Chapter four is predominantly dedicated to the Lyapunov direct method. Still, some attention is also paid to the method of limiting equations because it can be used to study motion stability even in hopeless cases when other methods fail. The issue of constructing of the Lyapunov function is a key element in applications of the direct method, and this chapter provides several methods of constructing the function. In the end, a string of examples illustrating the use of the Lyapunov direct method is posted. Chapter five contains a detailed presentation of the comparison method and its use in the stability research. This method, being is essential part of the qualitative theory of equations, is particularly central in studies of largescale systems. In the method, some differential inequalities and Lyapunov functions allow nonlinear transformations of the original system to an equation (a system or a matrix system) of a lower dimension.
The idea of delimiting and estimating so-called stability domains is developed in chapter six, where also a qualitative comparison of different stability procedures is made. The evaluation of the efficiency of various methods is conducted by applying, in each case, the same vector norm as a measure of the distance between solutions - no surprise the Lyapunov direct method wins the competition. The contrast between various method results is shown using an example of a simple second-order differential equation. Moreover, for linear systems, the notion of the "best" Lyapunov function is made. Manifolds of non-holonomic equations of motion are in the focus of chapter seven. Application of topological manifolds and mapping techniques prove to be effective tools in the stability research that extends more and more to advanced fields of mathematics. The chapter reviews specific applications of the Lyapunov direct method to investigations of invariant manifolds and some practical results of the topological fixed point theory.
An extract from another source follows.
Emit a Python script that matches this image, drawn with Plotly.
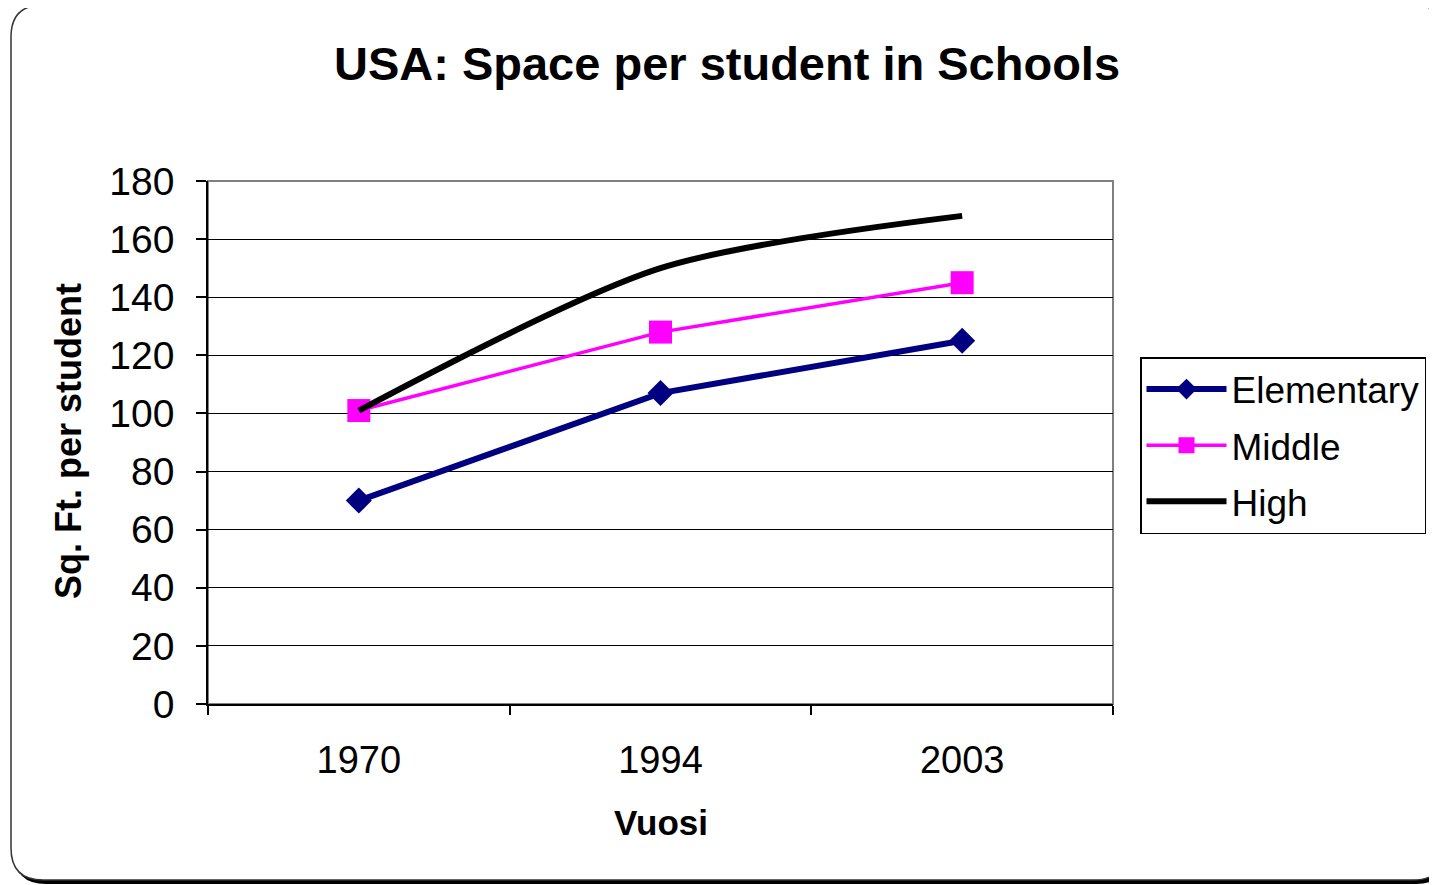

Chapter eight deals with recurrence equations, difference equations, and difference inequalities that mainly are associated with discrete dynamic systems. These types of models are usually obtained by converting the time-continuous dynamics into discrete-time dynamics by employing the Poincare-type mappings. The main objective is the stability investigation of solutions and its estimates.
Chapter nine is limited to a short overview of some stability issues for delay differential equations modelling some practical processes and systems with aftereffect phenomena - the main worry is about the compensation for the loss of stability due to delay in the system. Linear models are discussed, but the emphasis is put on Lyapunov functionals for nonlinear equations.
Chapter ten on partial differential equations, not including the means of discretization to the stability analysis, uses an approach based on the utilization Lyapunov functionals. The Lyapunov theory is exercised here in relation to a particular class of continuous models - it is an outline of some techniques rather than the methodology. The presented here approach is anecdotal, and it is based on specific cases and examples.
Chapter eleven presents some samples of the probabilistic approach to stability matters. This category of problems is necessary when in the modelling process, it turns out that the excitations are not clear, not defined, or not repeatable. In the present considerations, the stability study is reduced to examining the stability of the trivial solution, and the focus is on the almost-sure probability.
The last chapter provides a brief introduction to themes of chaos, focusing on the dependence of chaos on the Lyapunov exponent. The irregular behaviour of solutions of motion which is identified with chaos is not due to stochastic forcing or sensitive dependence on initial conditions. The real reason for it is the exponential rate of the distance between the trajectories due to nonlinearities of the system – the Lyapunov exponent is a measure of it.